The Executors tab in the Spark UI shows less memory than is actually available on the node:

  • An m4.xlarge instance (16 GB ram, 4 core) for the driver node, shows 4.5 GB memory on the Executors tab.

  • An m4.large instance (8 GB ram, 2 core) for the driver node, shows 710 GB memory on the Executors tab:

    no-alternative-text

Cause

The total amount of memory shown is less than the memory on the cluster because some memory is occupied by kernel and node-level services.

Solution

To calculate the available amount of memory, you can use the formula used for executor memory allocation:

(all_memory_size * 0.97 - 4800MB) * 0.8

where:

  • 0.97 accounts for kernel overhead.
  • 4800 MB accounts for internal node-level services (node daemon, log daemon, and so on).
  • 0.8 is a heuristic to ensure the LXC container running the Spark process doesn’t crash due to out-of-memory errors.

Total available memory for storage on an m4.large instance is (8192MB * 0.97 - 4800MB) * 0.8 - 1024 = 1.2 GB. Because the parameter spark.memory.fraction is by default 0.6, approximately (1.2 * 0.6) = ~710 MB is available for storage.

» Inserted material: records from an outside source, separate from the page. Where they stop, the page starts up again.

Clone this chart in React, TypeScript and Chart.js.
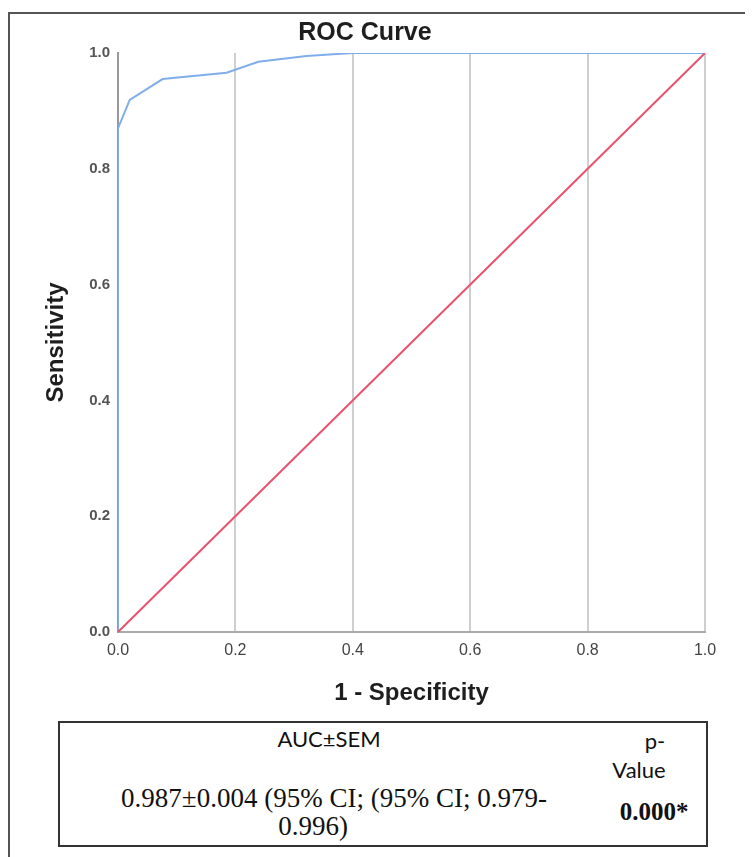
import React, { useEffect, useRef } from "react";
import { Chart, registerables } from "chart.js";

Chart.register(...registerables);

// ROC curve points (1 - specificity, sensitivity)
const rocFpr = [0, 0, 0.02, 0.076, 0.185, 0.239, 0.321, 0.4, 1.0];
const rocTpr = [0, 0.87, 0.919, 0.955, 0.966, 0.985, 0.995, 1.0, 1.0];
// reference diagonal
const refX = [0, 1];
const refY = [0, 1];

const chartTitle = "ROC Curve";
const xTitle = "1 - Specificity";
const yTitle = "Sensitivity";

const tableHeadAuc = "AUC±SEM";
const tableHeadP1 = "p-";
const tableHeadP2 = "Value";
const tableAucLine1 = "0.987±0.004 (95% CI; (95% CI; 0.979-";
const tableAucLine2 = "0.996)";
const tablePValue = "0.000*";

const SANS = "'Liberation Sans', Arial, sans-serif";
const NARROW = "'Liberation Sans Narrow', 'Liberation Sans', Arial, sans-serif";

function Txt(props: { x: number; y: number; children: React.ReactNode; style?: React.CSSProperties }) {
  return (
    <div
      style={{
        position: "absolute",
        left: props.x,
        top: props.y,
        transform: "translate(-50%, -50%)",
        whiteSpace: "nowrap",
        lineHeight: 1,
        ...props.style,
      }}
    >
      {props.children}
    </div>
  );
}

export default function App() {
  const canvasRef = useRef<HTMLCanvasElement | null>(null);

  useEffect(() => {
    if (!canvasRef.current) return;
    const chart = new Chart(canvasRef.current, {
      type: "line",
      data: {
        datasets: [
          {
            label: "Reference",
            data: refX.map((x, i) => ({ x, y: refY[i] })),
            borderColor: "#e9536f",
            borderWidth: 2,
            pointRadius: 0,
            tension: 0,
          },
          {
            label: "ROC",
            data: rocFpr.map((x, i) => ({ x, y: rocTpr[i] })),
            borderColor: "#80aeea",
            borderWidth: 2,
            pointRadius: 0,
            tension: 0,
          },
        ],
      },
      options: {
        animation: false,
        responsive: false,
        maintainAspectRatio: false,
        layout: { padding: { left: 17, right: 48, top: 0, bottom: 0 } },
        plugins: {
          legend: { display: false },
          tooltip: { enabled: false },
          title: {
            display: true,
            text: chartTitle,
            color: "#1e1e1e",
            font: { family: SANS, size: 25, weight: "bold", lineHeight: 1.2 },
            padding: { top: 10.5, bottom: 4.5 },
          },
        },
        scales: {
          x: {
            type: "linear",
            min: 0,
            max: 1,
            afterFit: (s: any) => {
              s.height = 88;
            },
            ticks: {
              stepSize: 0.2,
              padding: 9.4,
              color: "#444",
              font: { family: NARROW, size: 16 },
              callback: (v: any) => Number(v).toFixed(1),
            },
            grid: { display: true, color: "#cfcfcf", lineWidth: 2, drawTicks: false },
            border: { display: true, color: "#aaaaaa", width: 2 },
            title: {
              display: true,
              text: xTitle,
              color: "#1e1e1e",
              font: { family: SANS, size: 24, weight: "bold", lineHeight: 1.2 },
              padding: { top: 0, bottom: 12.6 },
            },
          },
          y: {
            type: "linear",
            min: 0,
            max: 1,
            afterFit: (s: any) => {
              s.width = 93;
            },
            ticks: {
              stepSize: 0.2,
              padding: 8,
              color: "#555",
              font: { family: SANS, size: 15, weight: "bold" },
              callback: (v: any) => Number(v).toFixed(1),
            },
            grid: { display: false, drawTicks: false },
            border: { display: true, color: "#999999", width: 2 },
            title: {
              display: true,
              text: yTitle,
              color: "#1e1e1e",
              font: { family: SANS, size: 24, weight: "bold", lineHeight: 1.2 },
              padding: { top: 16.6, bottom: 0 },
            },
          },
        },
      },
    });
    return () => chart.destroy();
  }, []);

  const sans2 = "Lato, 'Open Sans', sans-serif";
  const serif = "'Liberation Serif', 'Times New Roman', serif";

  return (
    <div style={{ position: "relative", width: 745, height: 849, overflow: "hidden" }}>
      <div
        style={{
          position: "absolute",
          left: 0,
          top: 4,
          width: 900,
          height: 1000,
          borderLeft: "2px solid #555",
          borderTop: "2px solid #555",
          boxSizing: "border-box",
        }}
      />
      <canvas
        ref={canvasRef}
        width={745}
        height={712}
        style={{ position: "absolute", left: 0, top: 0, width: 745, height: 712 }}
      />
      <div
        style={{
          position: "absolute",
          left: 50,
          top: 713,
          width: 650,
          height: 126,
          border: "2px solid #333",
          boxSizing: "border-box",
        }}
      />
      <Txt x={321} y={731} style={{ fontFamily: sans2, fontSize: 22, color: "#111" }}>
        {tableHeadAuc}
      </Txt>
      <Txt x={647} y={733} style={{ fontFamily: sans2, fontSize: 22, color: "#111" }}>
        {tableHeadP1}
      </Txt>
      <Txt x={631} y={762} style={{ fontFamily: sans2, fontSize: 22, color: "#111" }}>
        {tableHeadP2}
      </Txt>
      <Txt x={326} y={790} style={{ fontFamily: serif, fontSize: 27, color: "#111" }}>
        {tableAucLine1}
      </Txt>
      <Txt x={305} y={818} style={{ fontFamily: serif, fontSize: 27, color: "#111" }}>
        {tableAucLine2}
      </Txt>
      <Txt x={646} y={803} style={{ fontFamily: serif, fontSize: 25, fontWeight: "bold", color: "#111" }}>
        {tablePValue}
      </Txt>
    </div>
  );
}
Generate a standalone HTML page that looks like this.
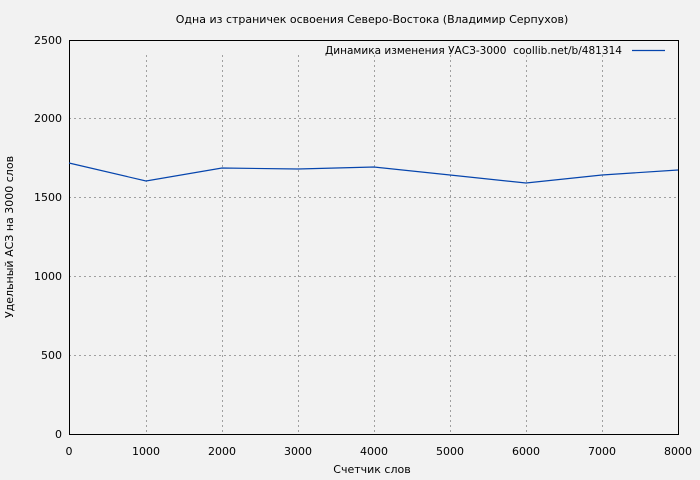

You can change the spark.memory.fraction Spark configuration to adjust this parameter. Calculate the available memory for a new parameter as follows:

  1. If you use an m4.large instance, which has 8192 MB memory, it has available memory 1.2 GB.
  2. If you specify a spark.memory.fraction of 0.8, the Executors tab in the Spark UI should show: (1.2 * 0.8) GB = ~960 MB.